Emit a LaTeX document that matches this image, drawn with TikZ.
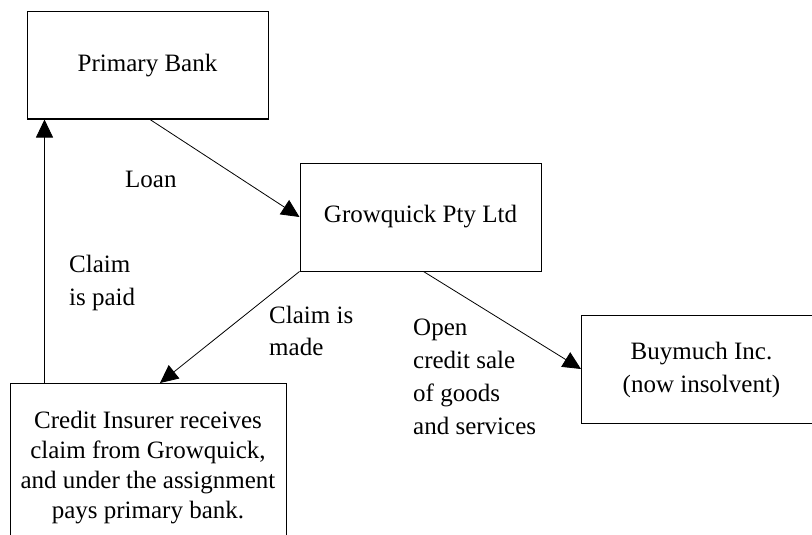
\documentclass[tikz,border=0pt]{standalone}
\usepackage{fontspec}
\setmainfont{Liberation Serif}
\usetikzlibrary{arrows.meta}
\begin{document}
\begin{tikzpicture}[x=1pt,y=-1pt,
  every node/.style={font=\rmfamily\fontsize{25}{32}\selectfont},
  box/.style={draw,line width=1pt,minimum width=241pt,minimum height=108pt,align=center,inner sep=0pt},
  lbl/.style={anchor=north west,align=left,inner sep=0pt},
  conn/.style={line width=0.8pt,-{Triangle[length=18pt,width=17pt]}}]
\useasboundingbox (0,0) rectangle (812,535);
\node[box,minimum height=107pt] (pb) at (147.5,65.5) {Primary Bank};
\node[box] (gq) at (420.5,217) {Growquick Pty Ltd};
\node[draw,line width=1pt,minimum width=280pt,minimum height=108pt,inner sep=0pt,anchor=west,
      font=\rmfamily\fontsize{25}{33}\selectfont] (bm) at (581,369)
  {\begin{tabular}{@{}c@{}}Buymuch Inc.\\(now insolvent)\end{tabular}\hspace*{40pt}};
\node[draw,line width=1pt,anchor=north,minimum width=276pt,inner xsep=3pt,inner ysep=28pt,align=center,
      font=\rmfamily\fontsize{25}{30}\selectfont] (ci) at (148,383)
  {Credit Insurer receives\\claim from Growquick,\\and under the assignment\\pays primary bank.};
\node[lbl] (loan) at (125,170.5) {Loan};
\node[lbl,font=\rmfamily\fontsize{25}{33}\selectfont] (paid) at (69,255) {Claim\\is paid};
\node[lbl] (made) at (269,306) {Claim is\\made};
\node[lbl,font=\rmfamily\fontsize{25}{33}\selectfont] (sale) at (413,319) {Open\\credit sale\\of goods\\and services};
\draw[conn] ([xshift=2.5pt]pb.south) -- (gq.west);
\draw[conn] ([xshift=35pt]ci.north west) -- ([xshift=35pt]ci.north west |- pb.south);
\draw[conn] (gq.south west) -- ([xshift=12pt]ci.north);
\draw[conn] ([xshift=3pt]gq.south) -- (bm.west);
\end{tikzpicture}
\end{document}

**Brief**: Write out the listing word for word, omitting the pictures it holds.

**Correct response**:
Emit a LaTeX document that matches this image, drawn with TikZ.
\documentclass[tikz,border=0pt]{standalone}
\usepackage{fontspec}
\setmainfont{Liberation Serif}
\usetikzlibrary{arrows.meta}
\begin{document}
\begin{tikzpicture}[x=1pt,y=-1pt,
  every node/.style={font=\rmfamily\fontsize{25}{32}\selectfont},
  box/.style={draw,line width=1pt,minimum width=241pt,minimum height=108pt,align=center,inner sep=0pt},
  lbl/.style={anchor=north west,align=left,inner sep=0pt},
  conn/.style={line width=0.8pt,-{Triangle[length=18pt,width=17pt]}}]
\useasboundingbox (0,0) rectangle (812,535);
\node[box,minimum height=107pt] (pb) at (147.5,65.5) {Primary Bank};
\node[box] (gq) at (420.5,217) {Growquick Pty Ltd};
\node[draw,line width=1pt,minimum width=280pt,minimum height=108pt,inner sep=0pt,anchor=west,
      font=\rmfamily\fontsize{25}{33}\selectfont] (bm) at (581,369)
  {\begin{tabular}{@{}c@{}}Buymuch Inc.\\(now insolvent)\end{tabular}\hspace*{40pt}};
\node[draw,line width=1pt,anchor=north,minimum width=276pt,inner xsep=3pt,inner ysep=28pt,align=center,
      font=\rmfamily\fontsize{25}{30}\selectfont] (ci) at (148,383)
  {Credit Insurer receives\\claim from Growquick,\\and under the assignment\\pays primary bank.};
\node[lbl] (loan) at (125,170.5) {Loan};
\node[lbl,font=\rmfamily\fontsize{25}{33}\selectfont] (paid) at (69,255) {Claim\\is paid};
\node[lbl] (made) at (269,306) {Claim is\\made};
\node[lbl,font=\rmfamily\fontsize{25}{33}\selectfont] (sale) at (413,319) {Open\\credit sale\\of goods\\and services};
\draw[conn] ([xshift=2.5pt]pb.south) -- (gq.west);
\draw[conn] ([xshift=35pt]ci.north west) -- ([xshift=35pt]ci.north west |- pb.south);
\draw[conn] (gq.south west) -- ([xshift=12pt]ci.north);
\draw[conn] ([xshift=3pt]gq.south) -- (bm.west);
\end{tikzpicture}
\end{document}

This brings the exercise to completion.